Du même auteur : Métamorphoses, Le voyage des grands hommes, Groom, Madame Angeloso, L'incendie du Chiado, Vacarme dans la salle de bal, Les sœurs Brelan
Lire l'interview de François Vallejo pour le Biblioblog
Dédale
Extrait :
L'habitude s'est prise d'aller ensemble, le père, la fille. Presque neuf ans, Magdeleine, en ce temps, et elle commence à savoir sa forêt aussi bien que le garde-chasse, et elle en veut pas manquer une course, une drôle d'enfant, pense Lambert, ce n'est pas d'une fille, mais le fait est : une vraie bête de chasse, elle aussi, infatigable par les taillis, plus rapide dans les pentes que son gros père, curieuse des traces comme le plus habile limier de la meute, flairant la bête noire de loin, après relevé des empreintes ou des botis, chienne parmi les chiens, et marche, et cours, et tire. C'est à Lambert de tirer, mais il lui arrive, quelquefois, de laisser le fusil à Magdeleine, une fille, neuf ans seulement, lourd, un canon comme ça, tirant sur l'avant-bras. Elle épaule, elle a l'air de basculer en arrière, sous le poids de la crosse, sur le cul, Magdelaeine, ça fait de la gaité dans toute cette tristesse.
Une fois pourtant, elle n'ajuste pas mal, un marcassin déjà bien avancé dans son année, égaré, traversant un bout de lande à bruyère, à la point nord-est du domaine, déjà en dehors, venus des terres du voisin. Lambert n'aurait pas admis cela en temps ordinaire, mais on manque, et c'est sa fille. Ils glissent l'animal à couvert, devenus des voleurs malgré eux. Le marcassin laisse des traînées à vous trahir jusqu'au bout du Haut-Maine, avec, en plus, cette odeur ferreuse du sang qui s'imprègne partout. Le père et la fille jettent des poignées de terre un peu boueuse pour les effacer, comme si cela pouvait tromper le garde de l'autre côté, ils en rient ensemble. A l'arrière de la lande, côté domaine des Perrières, c'est un étang, abrité par des saules, un peu marécageux, on est tranquille, là. Ils lavent la livrée du marcassin, le jaune presque doré revient sous le rouge foncé, comme si Eugénie faisait les bronzes : Ton premier gibier, Magdeleine. Oui, ton premier gibier, mais faut le dire à personne, surtout pas à ta mère, qu'est-ce qu'elle irait penser ? Faut pas, Madgeleine, faut pas. Une gamine de neuf ans, menue comme elle, pâlichonne, faisant éclater le flanc gauche d'une bête presque adulte ? En plus, il lui a montré comment l'écorcher. Non, non, ne n'est pas une histoire pour les terres de l'Ouest, ni pour les mères de l'Ouest. Magdeleine en siffle dans les taillis, son premier gibier, son premier gros secret aussi, à partager avec son père, ce type aussi large et noir qu'un solitaire des bois, c'est quelque chose, ça aussi. Tout ça parce qu'un baron ne vous a rien laissé d'argent. Les chiens en bavent autour de l'animal, ils rentrent dans un tapage de révolution.
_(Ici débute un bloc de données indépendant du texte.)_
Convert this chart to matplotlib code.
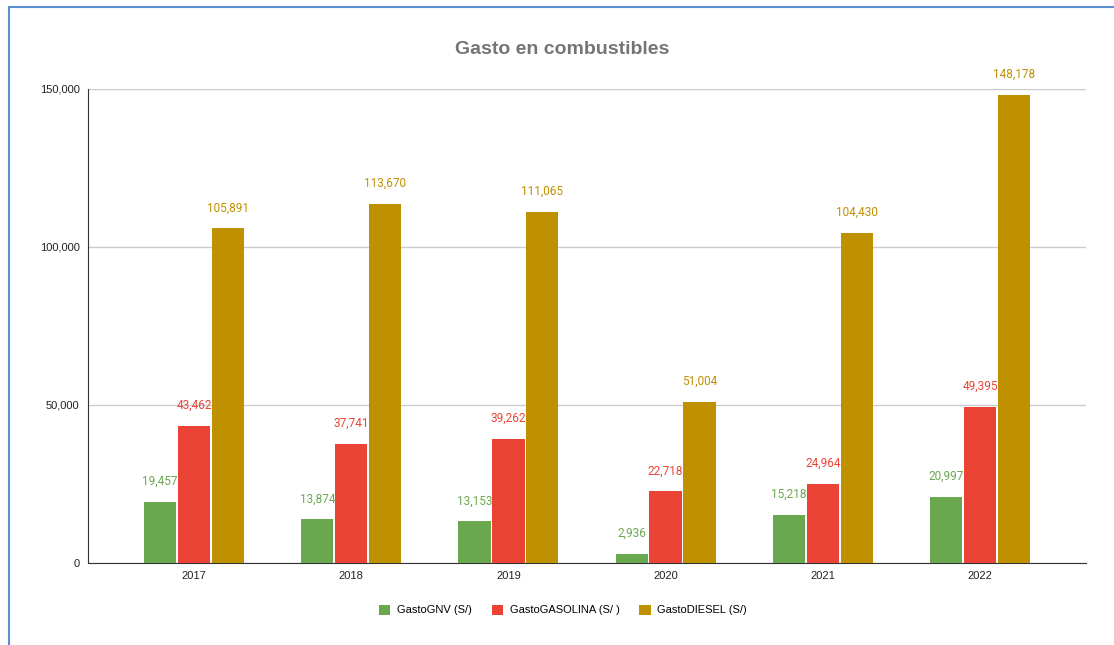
import matplotlib.pyplot as plt
import numpy as np
from matplotlib.lines import Line2D

years = ["2017", "2018", "2019", "2020", "2021", "2022"]
gasto_gnv = [19457, 13874, 13153, 2936, 15218, 20997]
gasto_gasolina = [43462, 37741, 39262, 22718, 24964, 49395]
gasto_diesel = [105891, 113670, 111065, 51004, 104430, 148178]

series = [
    ("GastoGNV (S/)", gasto_gnv, "#6aa84f"),
    ("GastoGASOLINA (S/ )", gasto_gasolina, "#ea4335"),
    ("GastoDIESEL (S/)", gasto_diesel, "#bf9000"),
]

W, H = 1114, 645
fig = plt.figure(figsize=(W / 100, H / 100), dpi=100)
ax = fig.add_axes([88 / W, 1 - 563 / H, (1086 - 88) / W, (563 - 89) / H])

x = np.arange(len(years))
bw = 0.205
step = 0.215
for i, (name, vals, col) in enumerate(series):
    pos = x + (i - 1) * step
    ax.bar(pos, vals, width=bw, color=col, label=name, zorder=3)
    for px, v in zip(pos, vals):
        ax.annotate(f"{v:,}", (px, v), xytext=(0, 10), textcoords="offset points",
                    ha="center", va="bottom", fontsize=8.5, color=col,
                    family="Roboto")

ax.set_xlim(-0.674, 5.674)
ax.set_ylim(0, 150000)
ax.set_yticks([0, 50000, 100000, 150000])
ax.set_yticklabels(["0", "50,000", "100,000", "150,000"])
ax.set_xticks(x)
ax.set_xticklabels(years)
ax.tick_params(axis="both", length=0, labelsize=8, labelcolor="#222222",
               pad=6)
for lbl in ax.get_xticklabels() + ax.get_yticklabels():
    lbl.set_family("Liberation Sans")
ax.grid(axis="y", color="#cccccc", linewidth=1, zorder=0)
for s in ("top", "right"):
    ax.spines[s].set_visible(False)
ax.spines["left"].set_color("#333333")
ax.spines["bottom"].set_color("#333333")

fig.text(562 / W, 1 - 49 / H, "Gasto en combustibles", ha="center", va="center",
         fontsize=14, fontweight="bold", color="#757575", family="Liberation Sans")

fig.legend(loc="center", bbox_to_anchor=(563 / W, 1 - 610 / H), ncol=3,
           frameon=False, handlelength=1.0, handleheight=1.0,
           columnspacing=1.8, handletextpad=0.6,
           prop={"family": "Liberation Sans", "size": 8})

# blue frame visible on the left and top of the screenshot
fig.add_artist(Line2D([9 / W, 9 / W], [0, 1 - 7 / H], transform=fig.transFigure,
                      color="#5b8fd0", linewidth=1.5))
fig.add_artist(Line2D([9 / W, 1], [1 - 7 / H, 1 - 7 / H], transform=fig.transFigure,
                      color="#5b8fd0", linewidth=1.5))

fig.savefig("out.png", dpi=100)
Éditions Viviane Hamy – 267 pages
Commentaires
jeudi 10 avril 2008 à 09h48
Celui-ci figure dans la (longue) liste des livres qu'il me reste à chroniquer.
J'en avait entendu tellement de bien à l'époque de sa sortie que, même si j'ai aimé, j'ai été déçu. J'attendais un texte plus retors, plus pervers quant à l'évolution de la relation dominant/dominé des deux personnages centraux.
jeudi 10 avril 2008 à 09h51
Il figure dans ma bibliothèque, et devrait être ouvert très bientôt.
J'espère ne pas être déçu, après la très belle découverte de Groom.
lundi 14 avril 2008 à 14h11
Un excellent roman écrit comme je l'aime ! Si tu es curieuse de savoir ce qui se serait passé si le baron avait rencontré victor Hugo (un passage que François Vallejo à supprimer pour alléger le roman), je te conseille "Dérives" que Viviane Hamy à publié à part. Histoire de continuer le plaisir ;-)))
lundi 14 avril 2008 à 19h59
Laurent, merci pour le tuyau. Je note "Dérives" sur mon calepin
lundi 21 avril 2008 à 08h59
Voilà, je viens de le terminer, et j'ai lu ce roman avec un immense plaisir.
Après Groom, je reste sous le charme de cet auteur. Et je note Dérives, merci pour l'info.
mardi 16 septembre 2008 à 10h03
Je viens de lire ce merveilleux livre dont le style surprend au début car la conversation se mélange à la narration. Histoire en clair-obscur, déroulement de l'action digne d'Hitchcock, ce livre vous emporte et le dévorez avec plaisir.
jeudi 15 août 2013 à 20h23
Très bon roman que j'ai chroniqué aussi.